I went below again with a chill, somewhere around 1am. I snuggled in my blanket, desperately trying to get warm despite my wet clothes. Sometime later, Alex touched my foot and said, “Do you want to see the Northern Lights?” Even though I’ve seen it several times at summer camp in Minnesota, the excitement was still enough to warm me up and get me on deck. I put on my last dry shirt, and climbed out of the cabin. The sky was full of stars, the horizon lined by a soft white glow.

By dawn we were moving at only three knots, but any moving was better than no moving. As the sun rose, a fog set in, and we were nearly becalmed again. We had the spinnaker up, I desperately fanned the clew, hoping to help it catch even the slightest bit of breeze. As the fog settled, we saw that we were well ahead of a lot of boats. Some how we had made it across the lull and back into the wind, leaving them to drift far behind us. We were moving, if only barely, but it was enough.
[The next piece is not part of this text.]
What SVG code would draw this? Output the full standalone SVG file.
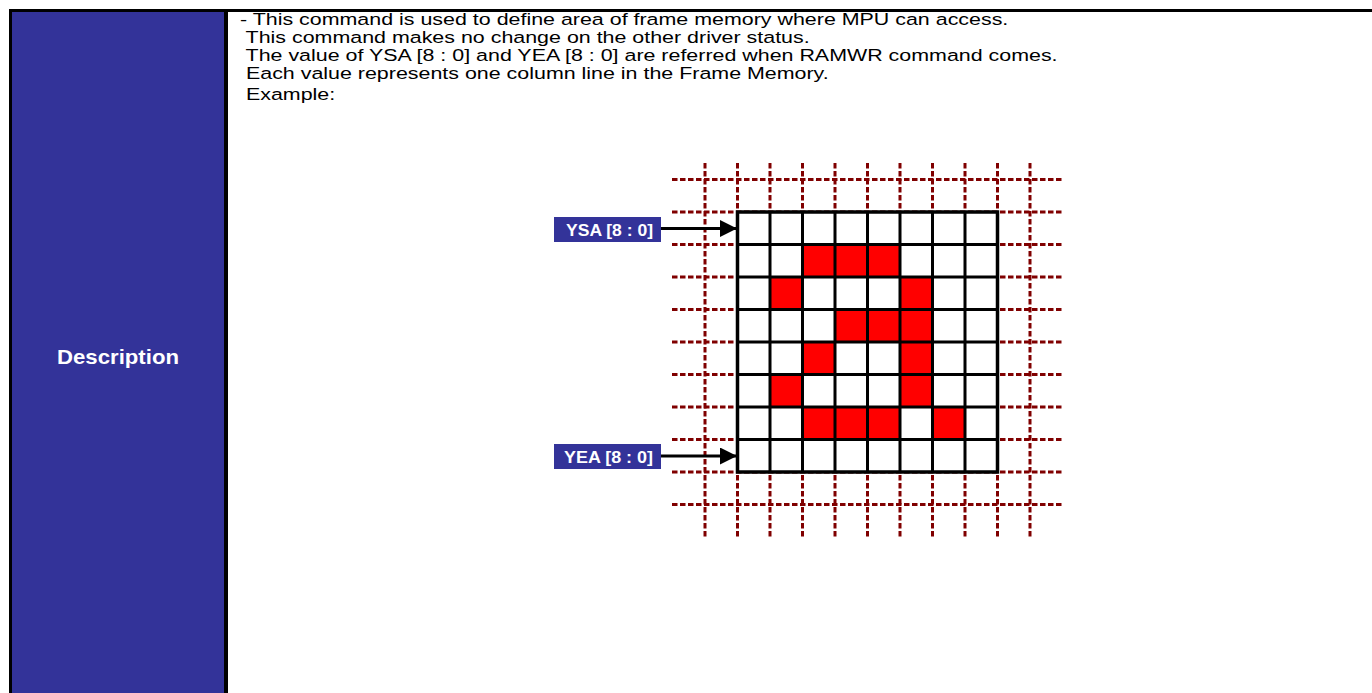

We could see the island from the early morning. It was only 15 nautical miles away, but it took us almost six hours to get there. Alex and I flew the spinnaker. It was hot and sticky, gnats glued themselves all over our bodies, moth guts squished on the deck of the boat, but slowly and surely, we drew closer to the finish. Just a quarter mile from the line, the wind shut down again. But a smart move on our skipper’s part, kept us ahead of two boats that came from behind, trying to take us at the line. (We were not first—not by far—but every boat you beat at the line counts!) We stayed on the island side of the line, and less than 100 feet away, we saw the wind shift 90° around us. We doused the kite, hoisted the jib, and held our position over the line. Though we were hot and spent, the canon salute marking our finish sent us into a round of “whoohoos,” not too different than the feeling of crossing the finish line of a marathon. For the last hot hour we had been questioning why we did this to ourselves, but as soon as it was all over, we were refreshed. After a hot shower and a meal, we already talking about next year.